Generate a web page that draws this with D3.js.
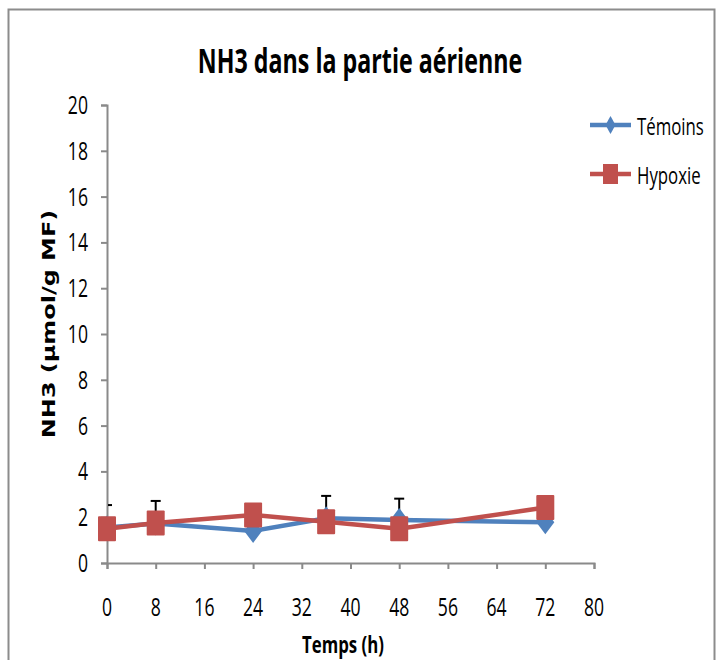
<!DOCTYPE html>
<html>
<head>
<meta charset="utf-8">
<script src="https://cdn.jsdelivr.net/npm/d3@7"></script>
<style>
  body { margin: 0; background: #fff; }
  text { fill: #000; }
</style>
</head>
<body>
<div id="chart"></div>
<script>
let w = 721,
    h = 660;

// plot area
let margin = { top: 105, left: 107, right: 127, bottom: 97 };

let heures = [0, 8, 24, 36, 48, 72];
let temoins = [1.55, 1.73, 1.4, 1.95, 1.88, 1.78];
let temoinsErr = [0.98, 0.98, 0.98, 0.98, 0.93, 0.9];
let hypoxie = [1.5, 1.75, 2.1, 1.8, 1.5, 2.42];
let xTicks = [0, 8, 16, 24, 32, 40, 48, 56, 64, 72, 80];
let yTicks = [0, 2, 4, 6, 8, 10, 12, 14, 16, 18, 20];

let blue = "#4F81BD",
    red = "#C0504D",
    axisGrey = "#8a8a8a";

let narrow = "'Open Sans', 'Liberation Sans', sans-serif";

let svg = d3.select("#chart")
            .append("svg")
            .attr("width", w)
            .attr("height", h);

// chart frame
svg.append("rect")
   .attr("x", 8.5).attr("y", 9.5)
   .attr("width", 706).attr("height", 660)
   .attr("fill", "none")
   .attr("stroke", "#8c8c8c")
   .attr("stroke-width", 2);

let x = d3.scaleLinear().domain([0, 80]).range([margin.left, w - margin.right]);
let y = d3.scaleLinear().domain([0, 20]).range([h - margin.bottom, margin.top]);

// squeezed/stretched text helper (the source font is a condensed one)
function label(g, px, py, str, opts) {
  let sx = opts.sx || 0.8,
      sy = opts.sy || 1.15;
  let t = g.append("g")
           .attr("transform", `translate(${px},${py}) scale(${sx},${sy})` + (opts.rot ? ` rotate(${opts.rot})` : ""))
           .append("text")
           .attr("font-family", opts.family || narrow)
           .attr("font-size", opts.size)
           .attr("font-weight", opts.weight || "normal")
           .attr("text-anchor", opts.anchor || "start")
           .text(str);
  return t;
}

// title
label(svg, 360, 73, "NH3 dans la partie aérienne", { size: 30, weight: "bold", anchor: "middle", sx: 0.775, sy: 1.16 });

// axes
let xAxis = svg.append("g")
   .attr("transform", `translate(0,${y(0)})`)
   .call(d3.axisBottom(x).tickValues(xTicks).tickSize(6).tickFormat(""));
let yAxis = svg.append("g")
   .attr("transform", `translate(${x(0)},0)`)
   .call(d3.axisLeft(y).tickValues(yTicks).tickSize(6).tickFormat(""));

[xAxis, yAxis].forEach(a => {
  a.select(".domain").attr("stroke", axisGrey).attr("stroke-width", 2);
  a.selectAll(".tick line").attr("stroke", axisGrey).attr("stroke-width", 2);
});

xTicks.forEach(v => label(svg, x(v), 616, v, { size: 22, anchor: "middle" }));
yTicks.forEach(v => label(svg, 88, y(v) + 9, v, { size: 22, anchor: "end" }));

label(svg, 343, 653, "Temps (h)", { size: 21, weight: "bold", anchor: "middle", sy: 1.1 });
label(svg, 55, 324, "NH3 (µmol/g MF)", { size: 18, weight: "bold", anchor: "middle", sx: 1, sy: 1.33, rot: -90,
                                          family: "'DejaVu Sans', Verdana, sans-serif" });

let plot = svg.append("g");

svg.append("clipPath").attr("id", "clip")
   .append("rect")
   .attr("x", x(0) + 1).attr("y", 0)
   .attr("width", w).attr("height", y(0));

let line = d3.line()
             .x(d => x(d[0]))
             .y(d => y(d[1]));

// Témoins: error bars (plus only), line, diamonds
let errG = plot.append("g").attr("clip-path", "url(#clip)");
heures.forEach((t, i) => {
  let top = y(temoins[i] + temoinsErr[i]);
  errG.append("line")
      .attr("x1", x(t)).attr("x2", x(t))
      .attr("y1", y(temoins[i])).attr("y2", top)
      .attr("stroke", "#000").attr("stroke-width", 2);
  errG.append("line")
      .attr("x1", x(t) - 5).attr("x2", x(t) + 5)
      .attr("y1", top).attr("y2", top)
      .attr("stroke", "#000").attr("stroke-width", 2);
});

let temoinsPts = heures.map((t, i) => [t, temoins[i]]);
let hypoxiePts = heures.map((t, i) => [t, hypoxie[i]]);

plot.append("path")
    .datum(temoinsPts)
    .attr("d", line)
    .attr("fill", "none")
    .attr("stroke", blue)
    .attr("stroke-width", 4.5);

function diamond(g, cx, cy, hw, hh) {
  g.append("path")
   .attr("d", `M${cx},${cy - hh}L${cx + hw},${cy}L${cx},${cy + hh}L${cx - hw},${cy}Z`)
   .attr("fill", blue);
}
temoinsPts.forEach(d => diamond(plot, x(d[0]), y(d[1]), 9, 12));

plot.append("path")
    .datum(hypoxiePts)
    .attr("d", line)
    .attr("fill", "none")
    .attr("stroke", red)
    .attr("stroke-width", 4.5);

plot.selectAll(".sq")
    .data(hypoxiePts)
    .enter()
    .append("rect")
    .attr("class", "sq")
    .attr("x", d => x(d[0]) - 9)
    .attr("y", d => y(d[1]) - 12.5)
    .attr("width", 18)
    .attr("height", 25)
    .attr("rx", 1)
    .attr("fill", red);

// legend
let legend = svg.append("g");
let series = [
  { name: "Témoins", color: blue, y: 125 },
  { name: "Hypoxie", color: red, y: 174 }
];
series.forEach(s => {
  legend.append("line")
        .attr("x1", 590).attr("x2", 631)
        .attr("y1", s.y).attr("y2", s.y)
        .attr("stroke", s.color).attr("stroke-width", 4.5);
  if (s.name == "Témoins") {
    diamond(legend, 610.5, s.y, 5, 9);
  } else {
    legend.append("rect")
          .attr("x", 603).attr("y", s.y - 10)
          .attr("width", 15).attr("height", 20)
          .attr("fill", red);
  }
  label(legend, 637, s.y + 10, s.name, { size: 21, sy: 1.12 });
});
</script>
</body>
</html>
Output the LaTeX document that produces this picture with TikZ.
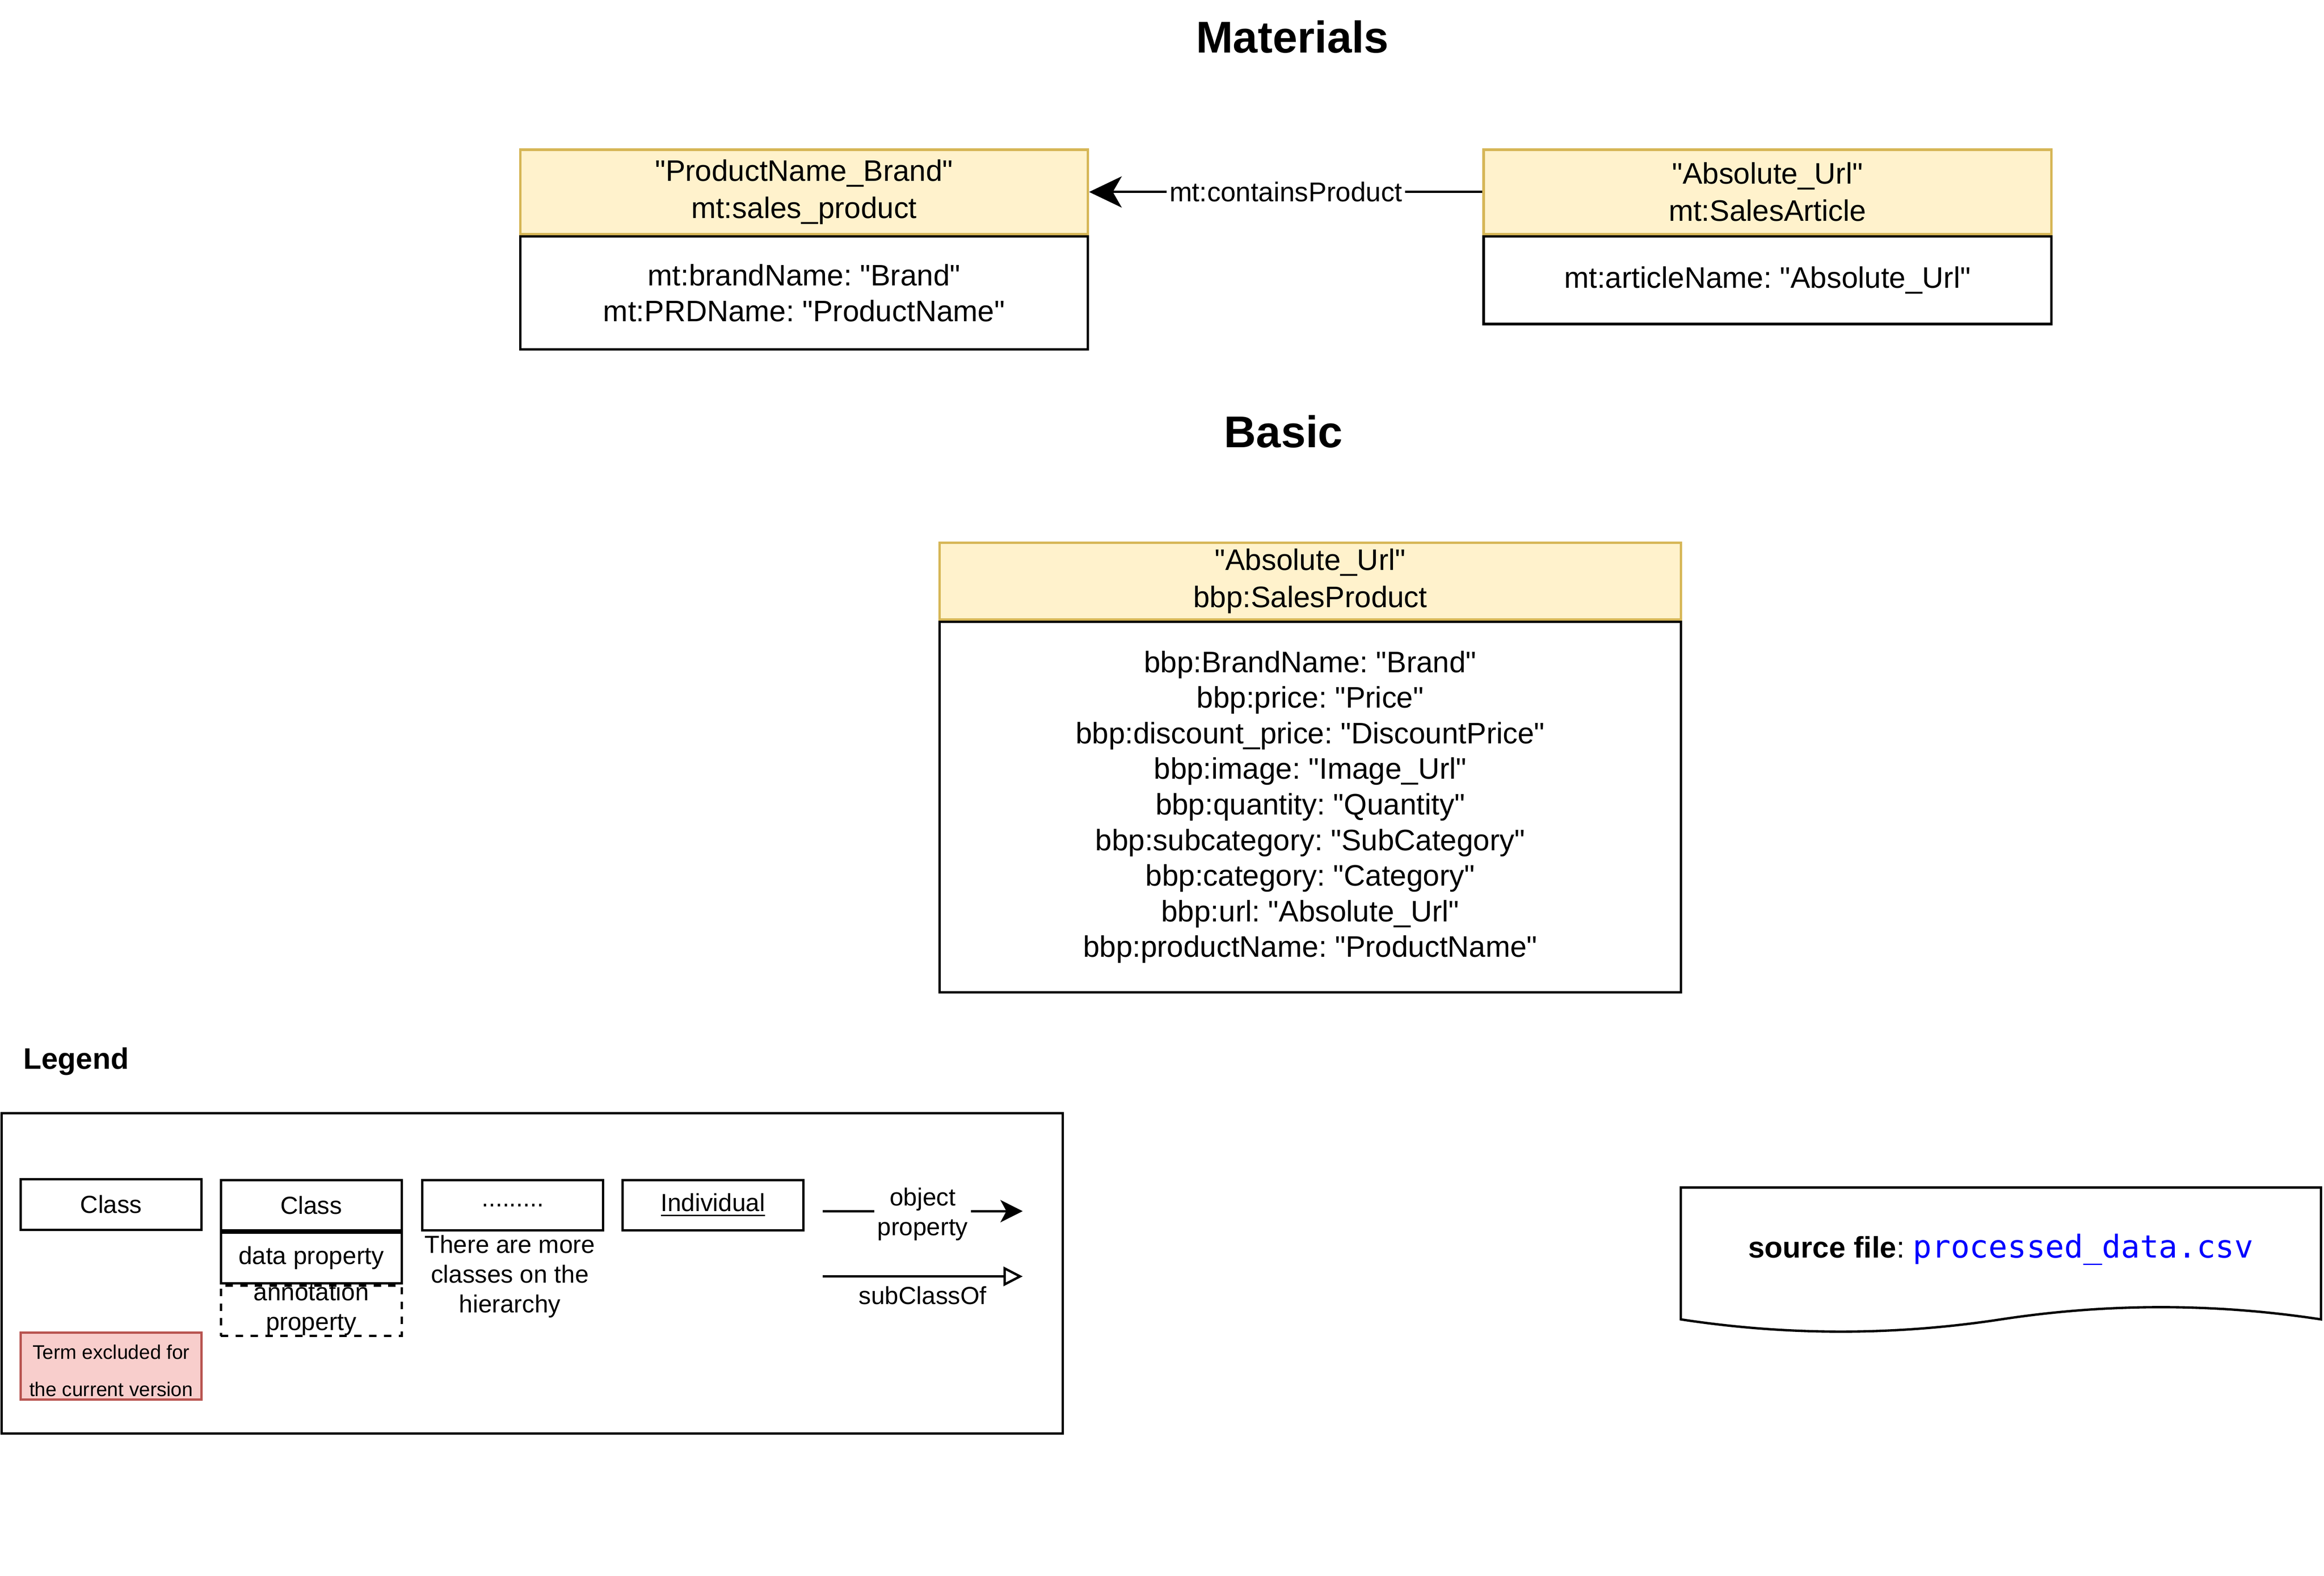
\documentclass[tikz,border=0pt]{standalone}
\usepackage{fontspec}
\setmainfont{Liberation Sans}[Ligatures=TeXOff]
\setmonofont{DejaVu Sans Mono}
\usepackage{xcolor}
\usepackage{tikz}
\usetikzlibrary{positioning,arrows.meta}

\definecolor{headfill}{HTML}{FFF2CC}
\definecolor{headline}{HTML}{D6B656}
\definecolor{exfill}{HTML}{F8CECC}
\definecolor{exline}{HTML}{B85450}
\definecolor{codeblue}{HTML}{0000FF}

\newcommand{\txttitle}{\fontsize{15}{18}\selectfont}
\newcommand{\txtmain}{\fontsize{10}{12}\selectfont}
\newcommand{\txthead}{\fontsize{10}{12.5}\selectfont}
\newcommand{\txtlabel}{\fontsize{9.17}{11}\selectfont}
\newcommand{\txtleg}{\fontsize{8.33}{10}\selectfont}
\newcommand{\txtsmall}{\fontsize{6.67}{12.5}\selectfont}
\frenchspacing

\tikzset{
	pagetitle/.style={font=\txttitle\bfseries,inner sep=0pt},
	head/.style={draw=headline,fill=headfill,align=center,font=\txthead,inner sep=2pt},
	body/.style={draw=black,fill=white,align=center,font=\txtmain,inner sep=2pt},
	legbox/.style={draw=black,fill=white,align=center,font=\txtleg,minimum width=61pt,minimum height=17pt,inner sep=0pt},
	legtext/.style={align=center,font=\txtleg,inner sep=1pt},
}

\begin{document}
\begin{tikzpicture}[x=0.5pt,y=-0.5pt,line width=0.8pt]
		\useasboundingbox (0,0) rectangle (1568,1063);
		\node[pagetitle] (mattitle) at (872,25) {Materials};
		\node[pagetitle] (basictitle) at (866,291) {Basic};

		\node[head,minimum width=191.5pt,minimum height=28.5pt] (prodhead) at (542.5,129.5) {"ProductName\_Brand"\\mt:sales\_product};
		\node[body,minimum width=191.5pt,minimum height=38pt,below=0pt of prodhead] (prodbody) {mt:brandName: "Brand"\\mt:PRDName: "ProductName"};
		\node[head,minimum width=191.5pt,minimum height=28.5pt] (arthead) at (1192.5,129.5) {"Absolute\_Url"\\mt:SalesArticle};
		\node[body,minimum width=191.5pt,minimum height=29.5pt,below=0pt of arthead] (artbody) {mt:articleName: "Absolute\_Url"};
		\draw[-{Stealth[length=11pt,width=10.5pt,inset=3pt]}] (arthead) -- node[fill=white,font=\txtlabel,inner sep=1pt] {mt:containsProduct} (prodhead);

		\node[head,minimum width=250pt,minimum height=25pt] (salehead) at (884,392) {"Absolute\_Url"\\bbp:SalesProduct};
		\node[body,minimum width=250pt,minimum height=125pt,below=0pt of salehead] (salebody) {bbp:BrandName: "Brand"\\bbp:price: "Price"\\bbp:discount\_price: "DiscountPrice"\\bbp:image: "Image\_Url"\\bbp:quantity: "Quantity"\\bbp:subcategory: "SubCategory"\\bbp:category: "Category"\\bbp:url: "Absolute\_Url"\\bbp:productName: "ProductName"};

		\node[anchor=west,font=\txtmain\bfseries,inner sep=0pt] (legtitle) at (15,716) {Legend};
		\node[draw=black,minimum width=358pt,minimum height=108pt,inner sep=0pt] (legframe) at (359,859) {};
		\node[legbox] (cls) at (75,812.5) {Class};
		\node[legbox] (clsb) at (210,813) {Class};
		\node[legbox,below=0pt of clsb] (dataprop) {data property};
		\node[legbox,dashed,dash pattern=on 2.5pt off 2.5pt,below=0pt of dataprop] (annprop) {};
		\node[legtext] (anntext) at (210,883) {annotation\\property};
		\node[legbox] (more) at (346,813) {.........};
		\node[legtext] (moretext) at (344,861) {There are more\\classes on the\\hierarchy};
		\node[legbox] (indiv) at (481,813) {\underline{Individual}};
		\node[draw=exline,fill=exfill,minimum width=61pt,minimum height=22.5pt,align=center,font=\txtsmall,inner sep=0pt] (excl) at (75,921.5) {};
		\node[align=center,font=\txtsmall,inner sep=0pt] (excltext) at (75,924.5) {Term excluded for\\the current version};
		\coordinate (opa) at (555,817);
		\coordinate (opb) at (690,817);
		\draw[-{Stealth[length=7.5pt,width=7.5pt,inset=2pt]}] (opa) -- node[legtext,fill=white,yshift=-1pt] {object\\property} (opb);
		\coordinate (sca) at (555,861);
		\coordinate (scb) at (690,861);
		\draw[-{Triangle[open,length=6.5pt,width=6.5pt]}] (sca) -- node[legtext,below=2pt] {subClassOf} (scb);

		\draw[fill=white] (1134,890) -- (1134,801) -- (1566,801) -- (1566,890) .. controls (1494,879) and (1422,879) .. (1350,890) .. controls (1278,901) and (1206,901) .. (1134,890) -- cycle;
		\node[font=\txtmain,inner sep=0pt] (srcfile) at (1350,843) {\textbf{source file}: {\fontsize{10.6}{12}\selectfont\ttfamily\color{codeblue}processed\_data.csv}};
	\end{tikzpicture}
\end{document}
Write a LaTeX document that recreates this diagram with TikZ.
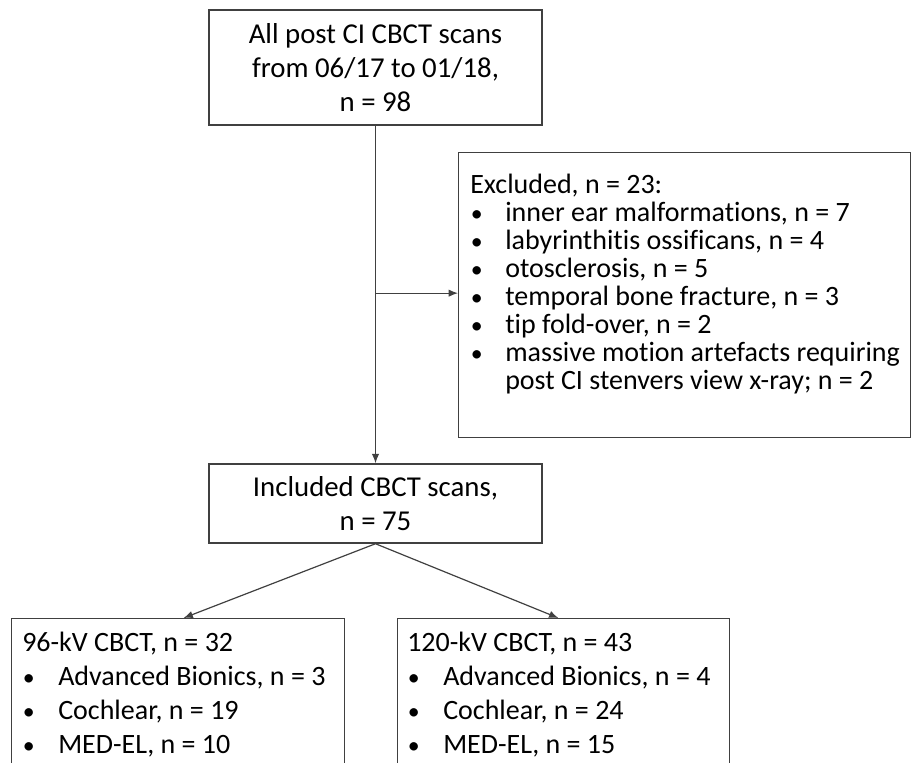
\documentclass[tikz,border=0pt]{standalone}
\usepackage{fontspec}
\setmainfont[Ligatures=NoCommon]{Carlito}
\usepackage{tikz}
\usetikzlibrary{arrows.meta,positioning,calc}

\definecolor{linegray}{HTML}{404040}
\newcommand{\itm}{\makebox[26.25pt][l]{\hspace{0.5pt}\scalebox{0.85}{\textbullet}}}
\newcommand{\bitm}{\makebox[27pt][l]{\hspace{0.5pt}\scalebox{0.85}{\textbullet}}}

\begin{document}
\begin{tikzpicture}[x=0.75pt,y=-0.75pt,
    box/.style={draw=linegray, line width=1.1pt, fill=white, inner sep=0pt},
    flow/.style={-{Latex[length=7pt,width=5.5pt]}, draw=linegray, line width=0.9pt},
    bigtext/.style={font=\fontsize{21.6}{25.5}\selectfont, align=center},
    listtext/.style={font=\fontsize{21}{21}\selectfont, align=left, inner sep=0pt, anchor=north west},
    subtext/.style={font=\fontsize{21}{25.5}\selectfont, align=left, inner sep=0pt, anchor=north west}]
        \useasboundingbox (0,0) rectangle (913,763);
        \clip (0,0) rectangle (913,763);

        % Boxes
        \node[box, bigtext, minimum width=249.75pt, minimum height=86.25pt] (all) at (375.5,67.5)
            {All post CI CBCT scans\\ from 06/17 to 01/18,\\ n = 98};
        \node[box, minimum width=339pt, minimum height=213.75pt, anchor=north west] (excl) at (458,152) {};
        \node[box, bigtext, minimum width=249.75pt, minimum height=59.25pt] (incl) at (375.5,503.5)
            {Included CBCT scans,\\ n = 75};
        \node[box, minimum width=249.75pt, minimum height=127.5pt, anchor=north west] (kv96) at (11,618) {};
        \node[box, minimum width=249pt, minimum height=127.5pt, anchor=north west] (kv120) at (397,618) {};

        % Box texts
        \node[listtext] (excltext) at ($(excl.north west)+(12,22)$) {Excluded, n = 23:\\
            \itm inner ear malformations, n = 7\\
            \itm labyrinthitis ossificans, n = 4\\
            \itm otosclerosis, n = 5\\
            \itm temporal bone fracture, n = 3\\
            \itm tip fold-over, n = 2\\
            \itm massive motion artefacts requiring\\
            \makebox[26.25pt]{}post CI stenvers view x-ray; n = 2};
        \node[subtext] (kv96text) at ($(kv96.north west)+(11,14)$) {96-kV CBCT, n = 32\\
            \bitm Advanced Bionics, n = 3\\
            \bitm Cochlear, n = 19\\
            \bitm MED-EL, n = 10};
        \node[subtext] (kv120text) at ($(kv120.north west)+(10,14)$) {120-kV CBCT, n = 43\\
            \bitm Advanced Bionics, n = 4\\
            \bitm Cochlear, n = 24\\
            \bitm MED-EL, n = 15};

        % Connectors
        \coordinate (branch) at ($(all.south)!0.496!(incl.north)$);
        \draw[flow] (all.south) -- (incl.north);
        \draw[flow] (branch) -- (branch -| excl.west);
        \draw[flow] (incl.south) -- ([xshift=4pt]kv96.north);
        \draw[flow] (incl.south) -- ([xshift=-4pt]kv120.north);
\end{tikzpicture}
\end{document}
----
◆ Problem description
Nothing but the lines above, starting at the line that contains "Output the LaTeX" and ending at the line that contains "(basictitle) at (866,291)", should be given again, exactly and without the pictures.

◆ Problem solution
Output the LaTeX document that produces this picture with TikZ.
\documentclass[tikz,border=0pt]{standalone}
\usepackage{fontspec}
\setmainfont{Liberation Sans}[Ligatures=TeXOff]
\setmonofont{DejaVu Sans Mono}
\usepackage{xcolor}
\usepackage{tikz}
\usetikzlibrary{positioning,arrows.meta}

\definecolor{headfill}{HTML}{FFF2CC}
\definecolor{headline}{HTML}{D6B656}
\definecolor{exfill}{HTML}{F8CECC}
\definecolor{exline}{HTML}{B85450}
\definecolor{codeblue}{HTML}{0000FF}

\newcommand{\txttitle}{\fontsize{15}{18}\selectfont}
\newcommand{\txtmain}{\fontsize{10}{12}\selectfont}
\newcommand{\txthead}{\fontsize{10}{12.5}\selectfont}
\newcommand{\txtlabel}{\fontsize{9.17}{11}\selectfont}
\newcommand{\txtleg}{\fontsize{8.33}{10}\selectfont}
\newcommand{\txtsmall}{\fontsize{6.67}{12.5}\selectfont}
\frenchspacing

\tikzset{
	pagetitle/.style={font=\txttitle\bfseries,inner sep=0pt},
	head/.style={draw=headline,fill=headfill,align=center,font=\txthead,inner sep=2pt},
	body/.style={draw=black,fill=white,align=center,font=\txtmain,inner sep=2pt},
	legbox/.style={draw=black,fill=white,align=center,font=\txtleg,minimum width=61pt,minimum height=17pt,inner sep=0pt},
	legtext/.style={align=center,font=\txtleg,inner sep=1pt},
}

\begin{document}
\begin{tikzpicture}[x=0.5pt,y=-0.5pt,line width=0.8pt]
		\useasboundingbox (0,0) rectangle (1568,1063);
		\node[pagetitle] (mattitle) at (872,25) {Materials};
		\node[pagetitle] (basictitle) at (866,291) {Basic};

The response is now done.